▶ _Task to complete_
Repeat each line of the material below exactly as it appears, minus any pictures.

▶ _Provided material_
________________

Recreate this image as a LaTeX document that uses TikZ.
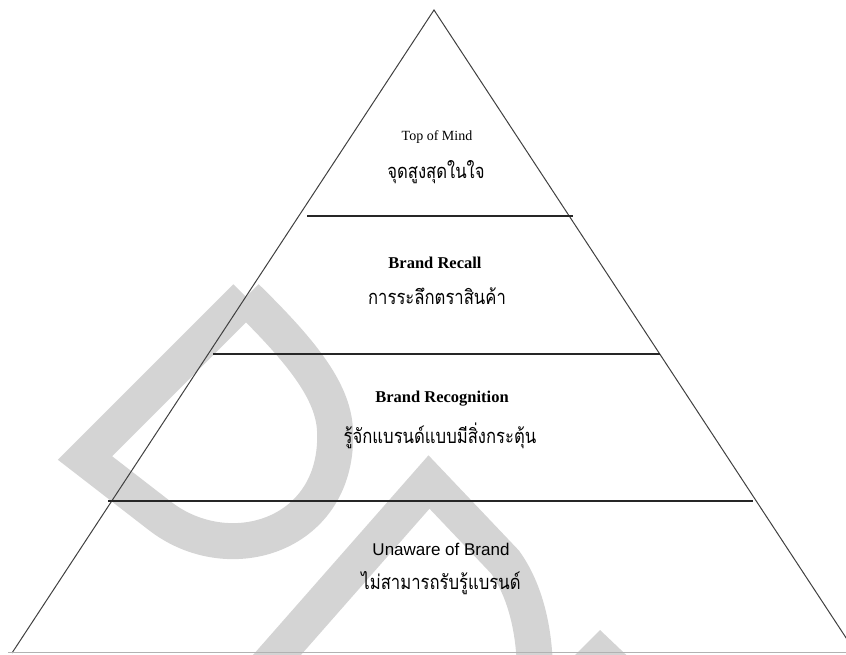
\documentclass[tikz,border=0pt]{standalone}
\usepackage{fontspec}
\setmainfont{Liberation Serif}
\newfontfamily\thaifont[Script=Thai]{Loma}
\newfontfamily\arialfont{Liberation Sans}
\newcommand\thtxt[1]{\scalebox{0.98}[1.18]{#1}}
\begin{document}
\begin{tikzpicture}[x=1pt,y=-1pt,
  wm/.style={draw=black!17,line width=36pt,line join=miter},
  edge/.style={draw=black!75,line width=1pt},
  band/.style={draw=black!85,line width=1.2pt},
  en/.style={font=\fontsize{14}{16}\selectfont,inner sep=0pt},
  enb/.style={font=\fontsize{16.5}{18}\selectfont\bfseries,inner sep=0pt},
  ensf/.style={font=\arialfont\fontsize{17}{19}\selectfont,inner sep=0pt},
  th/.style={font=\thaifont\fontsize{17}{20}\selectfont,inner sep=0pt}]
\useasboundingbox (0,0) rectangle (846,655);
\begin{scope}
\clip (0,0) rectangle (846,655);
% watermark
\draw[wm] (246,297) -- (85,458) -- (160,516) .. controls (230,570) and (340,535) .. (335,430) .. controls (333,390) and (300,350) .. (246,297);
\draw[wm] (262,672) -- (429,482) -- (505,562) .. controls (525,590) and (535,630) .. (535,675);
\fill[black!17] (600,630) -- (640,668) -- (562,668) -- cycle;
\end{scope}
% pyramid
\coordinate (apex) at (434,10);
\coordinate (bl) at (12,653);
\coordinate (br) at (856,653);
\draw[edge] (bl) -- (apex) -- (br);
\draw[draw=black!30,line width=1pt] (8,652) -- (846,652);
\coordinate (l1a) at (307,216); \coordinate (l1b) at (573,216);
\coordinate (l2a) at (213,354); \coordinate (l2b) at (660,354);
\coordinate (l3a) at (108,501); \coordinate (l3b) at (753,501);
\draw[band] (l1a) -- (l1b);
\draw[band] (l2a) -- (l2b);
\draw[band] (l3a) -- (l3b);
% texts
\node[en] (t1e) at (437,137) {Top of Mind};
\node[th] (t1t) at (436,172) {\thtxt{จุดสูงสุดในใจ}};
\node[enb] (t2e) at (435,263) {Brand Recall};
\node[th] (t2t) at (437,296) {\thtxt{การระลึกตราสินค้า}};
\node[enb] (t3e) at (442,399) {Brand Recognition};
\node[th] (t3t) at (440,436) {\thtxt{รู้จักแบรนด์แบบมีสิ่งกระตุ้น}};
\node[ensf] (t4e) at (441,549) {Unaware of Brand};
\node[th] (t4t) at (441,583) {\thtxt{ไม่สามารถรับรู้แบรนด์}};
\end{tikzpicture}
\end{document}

________________

▶ _Answer_
Recreate this image as a LaTeX document that uses TikZ.
\documentclass[tikz,border=0pt]{standalone}
\usepackage{fontspec}
\setmainfont{Liberation Serif}
\newfontfamily\thaifont[Script=Thai]{Loma}
\newfontfamily\arialfont{Liberation Sans}
\newcommand\thtxt[1]{\scalebox{0.98}[1.18]{#1}}
\begin{document}
\begin{tikzpicture}[x=1pt,y=-1pt,
  wm/.style={draw=black!17,line width=36pt,line join=miter},
  edge/.style={draw=black!75,line width=1pt},
  band/.style={draw=black!85,line width=1.2pt},
  en/.style={font=\fontsize{14}{16}\selectfont,inner sep=0pt},
  enb/.style={font=\fontsize{16.5}{18}\selectfont\bfseries,inner sep=0pt},
  ensf/.style={font=\arialfont\fontsize{17}{19}\selectfont,inner sep=0pt},
  th/.style={font=\thaifont\fontsize{17}{20}\selectfont,inner sep=0pt}]
\useasboundingbox (0,0) rectangle (846,655);
\begin{scope}
\clip (0,0) rectangle (846,655);
% watermark
\draw[wm] (246,297) -- (85,458) -- (160,516) .. controls (230,570) and (340,535) .. (335,430) .. controls (333,390) and (300,350) .. (246,297);
\draw[wm] (262,672) -- (429,482) -- (505,562) .. controls (525,590) and (535,630) .. (535,675);
\fill[black!17] (600,630) -- (640,668) -- (562,668) -- cycle;
\end{scope}
% pyramid
\coordinate (apex) at (434,10);
\coordinate (bl) at (12,653);
\coordinate (br) at (856,653);
\draw[edge] (bl) -- (apex) -- (br);
\draw[draw=black!30,line width=1pt] (8,652) -- (846,652);
\coordinate (l1a) at (307,216); \coordinate (l1b) at (573,216);
\coordinate (l2a) at (213,354); \coordinate (l2b) at (660,354);
\coordinate (l3a) at (108,501); \coordinate (l3b) at (753,501);
\draw[band] (l1a) -- (l1b);
\draw[band] (l2a) -- (l2b);
\draw[band] (l3a) -- (l3b);
% texts
\node[en] (t1e) at (437,137) {Top of Mind};
\node[th] (t1t) at (436,172) {\thtxt{จุดสูงสุดในใจ}};
\node[enb] (t2e) at (435,263) {Brand Recall};
\node[th] (t2t) at (437,296) {\thtxt{การระลึกตราสินค้า}};
\node[enb] (t3e) at (442,399) {Brand Recognition};
\node[th] (t3t) at (440,436) {\thtxt{รู้จักแบรนด์แบบมีสิ่งกระตุ้น}};
\node[ensf] (t4e) at (441,549) {Unaware of Brand};
\node[th] (t4t) at (441,583) {\thtxt{ไม่สามารถรับรู้แบรนด์}};
\end{tikzpicture}
\end{document}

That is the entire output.